The snobbish and excessively erudite Philo Vance was one of the most popular detectives of the early thirties. Vance didn't simply solve the crime, he did a thesis presentation on all of the psychological nuances which led to the murder. A member of the velvet smoking jacket school of detection, Vance's early success on the screen was largely due to the abilities of William Powell to make the character both believable and sufferable. Previously type-cast as a villain, Powell proved himself as a leading man by breathing life and wit into a perpetual doctoral candidate.

The Kennel Murder Case is one of the most complex of the Vance mysteries and is still notorious for having one of the longest denouement scenes ever. This excessive attention to detail eventually led to the unpopularity of the Vance films as the Dashiell Hammett school of tough-guy detectives introduced a quicker and more physical method. It is ironic that the one flaw to The Kennel Murder Case is an incorrect detail. The set designer for the film altered one of the townhouses in a way that made the solution to the mystery impossible.

Perhaps fewer films where made about Nero Wolfe than about any other famous detective. Wolfe's creator, Rex Stout, disliked the media in general and films in particular, and while two Wolfe films were made in the thirties, Stout felt that they were not faithful enough to his stories and he refused to allow any further productions. The films, Meet Nero Wolfe and The League of Frightened Men, were taken out of circulation and were not commercially re-released until 1982. The reputation of the films, especially Meet Nero Wolfe, has remained strong, however, and Stout's criticism of the films is largely indicative of his own demanding temperament.
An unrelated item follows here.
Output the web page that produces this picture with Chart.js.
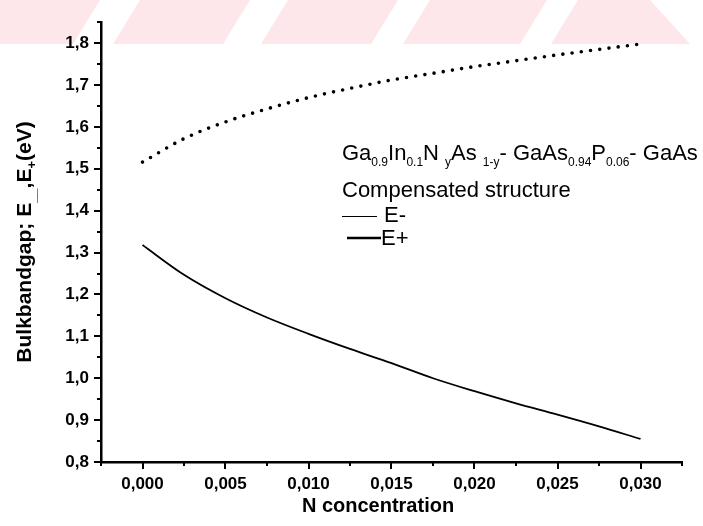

The casting of Lionel Stander as Wolfe's assistant was, admittedly, a mistake. One of the major flaws of the thirties mystery movie was the conviction that every film needed some broad comic relief. Edward Arnold as Wolfe, however, was an amply appropriate choice. An excellent character actor, Arnold specialized in playing arrogant, overbearing figures. Plump more than fat, Arnold made up for his lack of excess poundage by zeroing in on Wolfe's domineering personality. While the recent television series (with William Conrad) portrayed Wolfe as a gruff but lovable old bear, Arnold went directly for the jugular. His Wolfe is good at what he does and only does it because his client pays him very large sums for doing it. As Wolfe points out in the novels, his layers of fat insulate him from trite sentimentality.

Though not well known in the United States, the Inspector Cockrill novels have a strong following in England. The one film taken from these books, Green for Danger, is considered by many critics to be one of the best "whodunits" in the cinema. The director, Sidney Gilliat, had been one of Hitchcock's chief collaborators in the thirties and the film gave him an opportunity to pay homage to his mentor.

The role of Inspector Cockrill gave Alastair Sim's droll talent a near-perfect showcase. With his shabby mackintosh and crumpled, ill-fitting derby, Cockrill is seemingly slow and inept. Prone to rambling comments and pointless anecdotes, Cockrill actually has a shrewd, steel trap mind which seizes significant clues from seemingly innocent details.

By the mid-forties, the mystery film began to vanish from the screen. It is possible that the conflict inherent in the genre between chaos and stability ceased to make sense in an increasingly unstable world. In popular literature, the last detective to achieve widespread fame would be Mike Hammer, a character totally submerged in violence and brutality. The intellectual game of the mystery was irrelevant as the new anti-hero did his detecting with gun powder rather than brain power. Perhaps the secret charm of the thirties mystery film is our own nostalgia for an era when murder was a sport for gentlemen.